Given task: Quote word for word the lines below, beginning with the first and ending with the one that has "const curveNames = ['I_B". Drop the pictures.

======

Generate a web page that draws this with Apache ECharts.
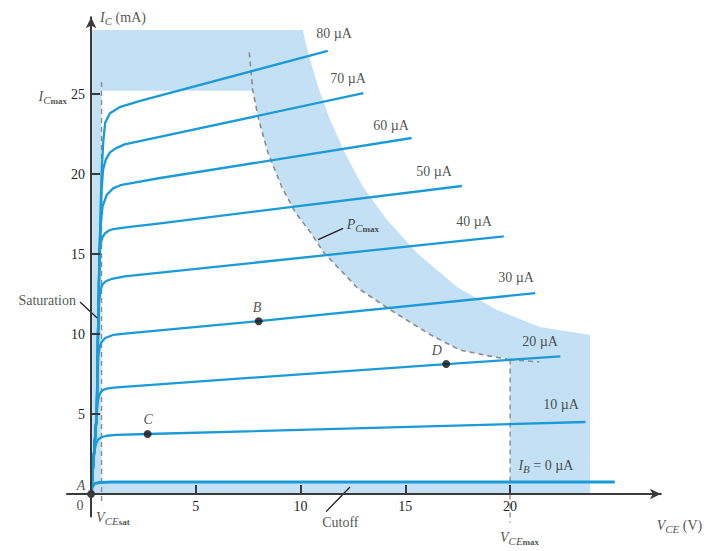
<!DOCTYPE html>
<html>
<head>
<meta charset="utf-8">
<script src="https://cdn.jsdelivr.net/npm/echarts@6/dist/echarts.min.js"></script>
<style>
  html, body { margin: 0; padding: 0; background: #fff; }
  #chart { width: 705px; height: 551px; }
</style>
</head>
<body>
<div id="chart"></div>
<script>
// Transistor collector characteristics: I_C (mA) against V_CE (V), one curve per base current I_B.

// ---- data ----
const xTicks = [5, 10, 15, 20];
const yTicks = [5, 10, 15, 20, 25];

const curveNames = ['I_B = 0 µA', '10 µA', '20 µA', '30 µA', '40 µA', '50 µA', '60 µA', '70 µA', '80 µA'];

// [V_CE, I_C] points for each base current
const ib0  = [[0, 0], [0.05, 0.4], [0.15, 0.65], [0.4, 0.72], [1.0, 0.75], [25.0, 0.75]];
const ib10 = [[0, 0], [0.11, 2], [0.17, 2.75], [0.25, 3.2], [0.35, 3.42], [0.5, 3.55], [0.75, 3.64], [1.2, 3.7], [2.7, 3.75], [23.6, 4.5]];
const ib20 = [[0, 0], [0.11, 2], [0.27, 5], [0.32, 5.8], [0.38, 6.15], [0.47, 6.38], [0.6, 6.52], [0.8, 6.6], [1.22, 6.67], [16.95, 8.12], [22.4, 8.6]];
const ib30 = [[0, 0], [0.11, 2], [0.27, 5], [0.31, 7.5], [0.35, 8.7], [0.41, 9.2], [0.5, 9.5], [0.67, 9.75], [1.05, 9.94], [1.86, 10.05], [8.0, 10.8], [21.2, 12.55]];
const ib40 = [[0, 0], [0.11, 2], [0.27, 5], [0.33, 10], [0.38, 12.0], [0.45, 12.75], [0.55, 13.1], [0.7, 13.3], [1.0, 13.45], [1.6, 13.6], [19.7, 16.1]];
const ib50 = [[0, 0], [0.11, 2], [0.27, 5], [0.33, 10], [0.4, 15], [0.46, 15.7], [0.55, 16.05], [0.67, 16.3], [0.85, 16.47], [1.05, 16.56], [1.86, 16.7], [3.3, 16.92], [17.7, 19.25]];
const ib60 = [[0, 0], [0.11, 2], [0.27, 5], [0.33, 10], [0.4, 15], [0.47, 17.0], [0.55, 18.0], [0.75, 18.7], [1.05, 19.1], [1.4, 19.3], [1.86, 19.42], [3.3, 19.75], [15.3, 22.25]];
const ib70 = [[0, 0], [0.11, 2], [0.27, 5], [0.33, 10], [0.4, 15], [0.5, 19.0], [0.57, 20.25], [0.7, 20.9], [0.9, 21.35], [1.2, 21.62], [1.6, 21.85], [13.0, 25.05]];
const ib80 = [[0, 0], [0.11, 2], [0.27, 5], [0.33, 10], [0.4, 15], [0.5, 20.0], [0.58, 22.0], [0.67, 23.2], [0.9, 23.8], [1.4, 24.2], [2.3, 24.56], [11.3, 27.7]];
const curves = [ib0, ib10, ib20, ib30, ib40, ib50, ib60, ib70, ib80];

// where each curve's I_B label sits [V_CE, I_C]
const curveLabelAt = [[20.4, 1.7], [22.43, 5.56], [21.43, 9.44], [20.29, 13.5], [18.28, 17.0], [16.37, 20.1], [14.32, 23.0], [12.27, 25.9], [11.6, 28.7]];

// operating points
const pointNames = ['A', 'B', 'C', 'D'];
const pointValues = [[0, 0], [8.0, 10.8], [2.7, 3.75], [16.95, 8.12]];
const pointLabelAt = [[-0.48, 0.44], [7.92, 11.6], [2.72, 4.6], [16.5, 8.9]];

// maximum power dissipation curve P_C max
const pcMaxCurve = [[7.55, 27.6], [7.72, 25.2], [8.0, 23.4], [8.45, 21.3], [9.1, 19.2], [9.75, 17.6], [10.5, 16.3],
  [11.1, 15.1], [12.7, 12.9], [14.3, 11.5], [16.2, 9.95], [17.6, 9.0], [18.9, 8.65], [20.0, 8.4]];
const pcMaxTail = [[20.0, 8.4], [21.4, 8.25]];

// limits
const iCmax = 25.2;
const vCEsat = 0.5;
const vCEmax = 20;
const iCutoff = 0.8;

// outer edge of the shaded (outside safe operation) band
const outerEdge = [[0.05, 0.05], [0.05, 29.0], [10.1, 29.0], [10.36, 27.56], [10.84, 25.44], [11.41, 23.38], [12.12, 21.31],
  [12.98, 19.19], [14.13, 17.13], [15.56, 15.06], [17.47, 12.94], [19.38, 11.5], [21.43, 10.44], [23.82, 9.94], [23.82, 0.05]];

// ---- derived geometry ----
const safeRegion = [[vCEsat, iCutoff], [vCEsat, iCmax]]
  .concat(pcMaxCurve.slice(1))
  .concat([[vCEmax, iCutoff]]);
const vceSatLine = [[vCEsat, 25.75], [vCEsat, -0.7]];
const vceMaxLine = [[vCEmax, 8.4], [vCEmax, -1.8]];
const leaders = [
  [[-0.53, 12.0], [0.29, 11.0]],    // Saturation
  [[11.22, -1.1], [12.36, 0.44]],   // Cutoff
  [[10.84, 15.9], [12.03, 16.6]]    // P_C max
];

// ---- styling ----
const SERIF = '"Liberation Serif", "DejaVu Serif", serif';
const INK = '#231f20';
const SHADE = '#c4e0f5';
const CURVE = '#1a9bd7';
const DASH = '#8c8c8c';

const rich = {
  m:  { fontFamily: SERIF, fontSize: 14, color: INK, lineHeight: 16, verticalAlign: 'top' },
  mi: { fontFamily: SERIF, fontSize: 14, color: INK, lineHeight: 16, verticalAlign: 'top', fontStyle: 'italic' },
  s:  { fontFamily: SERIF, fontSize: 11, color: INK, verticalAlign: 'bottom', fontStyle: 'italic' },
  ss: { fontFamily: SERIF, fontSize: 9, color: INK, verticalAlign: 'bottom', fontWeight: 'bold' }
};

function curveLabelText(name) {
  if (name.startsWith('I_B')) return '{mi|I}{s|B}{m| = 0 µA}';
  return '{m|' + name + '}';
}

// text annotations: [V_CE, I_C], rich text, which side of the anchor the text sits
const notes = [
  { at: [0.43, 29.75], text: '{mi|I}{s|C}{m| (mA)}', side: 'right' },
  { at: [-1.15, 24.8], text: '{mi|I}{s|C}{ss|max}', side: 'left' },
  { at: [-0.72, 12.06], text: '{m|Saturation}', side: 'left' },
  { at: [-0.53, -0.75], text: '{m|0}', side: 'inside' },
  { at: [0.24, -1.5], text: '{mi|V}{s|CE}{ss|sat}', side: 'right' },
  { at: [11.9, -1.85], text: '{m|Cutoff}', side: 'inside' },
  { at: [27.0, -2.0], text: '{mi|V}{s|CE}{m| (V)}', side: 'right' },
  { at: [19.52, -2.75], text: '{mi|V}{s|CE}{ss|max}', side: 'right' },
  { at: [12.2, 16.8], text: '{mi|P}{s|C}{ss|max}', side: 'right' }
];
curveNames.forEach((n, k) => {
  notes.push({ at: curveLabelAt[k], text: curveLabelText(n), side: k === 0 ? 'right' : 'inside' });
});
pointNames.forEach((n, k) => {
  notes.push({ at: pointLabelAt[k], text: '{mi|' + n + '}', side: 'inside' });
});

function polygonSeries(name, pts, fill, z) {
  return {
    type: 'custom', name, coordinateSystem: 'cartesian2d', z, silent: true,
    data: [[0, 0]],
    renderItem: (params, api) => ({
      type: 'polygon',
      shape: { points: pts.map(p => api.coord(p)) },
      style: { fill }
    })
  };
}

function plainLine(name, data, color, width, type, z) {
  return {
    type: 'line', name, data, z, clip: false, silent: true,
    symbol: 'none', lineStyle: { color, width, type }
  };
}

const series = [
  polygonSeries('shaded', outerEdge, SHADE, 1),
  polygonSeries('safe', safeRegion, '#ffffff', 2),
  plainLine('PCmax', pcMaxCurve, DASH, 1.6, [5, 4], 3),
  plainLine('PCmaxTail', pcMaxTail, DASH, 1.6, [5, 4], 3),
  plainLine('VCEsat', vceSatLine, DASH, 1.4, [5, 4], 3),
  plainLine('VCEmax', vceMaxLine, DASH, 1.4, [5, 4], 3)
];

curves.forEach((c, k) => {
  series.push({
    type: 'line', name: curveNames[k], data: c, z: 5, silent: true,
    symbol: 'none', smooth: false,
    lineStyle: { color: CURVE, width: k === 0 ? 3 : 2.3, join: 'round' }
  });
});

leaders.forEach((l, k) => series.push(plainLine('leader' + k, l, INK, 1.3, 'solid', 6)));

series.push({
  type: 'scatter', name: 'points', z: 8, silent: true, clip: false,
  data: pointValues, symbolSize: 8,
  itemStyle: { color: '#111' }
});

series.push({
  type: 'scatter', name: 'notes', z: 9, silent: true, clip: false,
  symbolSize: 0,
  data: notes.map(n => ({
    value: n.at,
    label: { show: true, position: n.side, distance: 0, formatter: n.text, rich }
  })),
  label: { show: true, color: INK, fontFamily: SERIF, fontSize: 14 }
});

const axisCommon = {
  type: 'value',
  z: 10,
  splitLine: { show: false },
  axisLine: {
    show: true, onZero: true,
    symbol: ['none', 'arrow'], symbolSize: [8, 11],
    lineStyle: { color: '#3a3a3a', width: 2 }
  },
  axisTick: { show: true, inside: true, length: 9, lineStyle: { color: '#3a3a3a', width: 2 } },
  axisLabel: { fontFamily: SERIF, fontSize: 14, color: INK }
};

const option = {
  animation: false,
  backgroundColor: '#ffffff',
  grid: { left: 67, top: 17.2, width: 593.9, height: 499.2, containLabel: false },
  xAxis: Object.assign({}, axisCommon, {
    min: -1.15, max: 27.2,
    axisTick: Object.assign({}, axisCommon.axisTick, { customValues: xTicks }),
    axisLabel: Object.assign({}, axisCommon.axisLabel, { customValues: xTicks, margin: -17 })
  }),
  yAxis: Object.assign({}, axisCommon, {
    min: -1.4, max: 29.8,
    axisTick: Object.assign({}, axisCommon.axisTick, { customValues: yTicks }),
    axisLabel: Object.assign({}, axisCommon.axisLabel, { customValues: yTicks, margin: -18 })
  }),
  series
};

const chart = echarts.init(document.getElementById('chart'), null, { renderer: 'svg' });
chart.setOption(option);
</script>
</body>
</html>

======

Full response:
Generate a web page that draws this with Apache ECharts.
<!DOCTYPE html>
<html>
<head>
<meta charset="utf-8">
<script src="https://cdn.jsdelivr.net/npm/echarts@6/dist/echarts.min.js"></script>
<style>
  html, body { margin: 0; padding: 0; background: #fff; }
  #chart { width: 705px; height: 551px; }
</style>
</head>
<body>
<div id="chart"></div>
<script>
// Transistor collector characteristics: I_C (mA) against V_CE (V), one curve per base current I_B.

// ---- data ----
const xTicks = [5, 10, 15, 20];
const yTicks = [5, 10, 15, 20, 25];

const curveNames = ['I_B = 0 µA', '10 µA', '20 µA', '30 µA', '40 µA', '50 µA', '60 µA', '70 µA', '80 µA'];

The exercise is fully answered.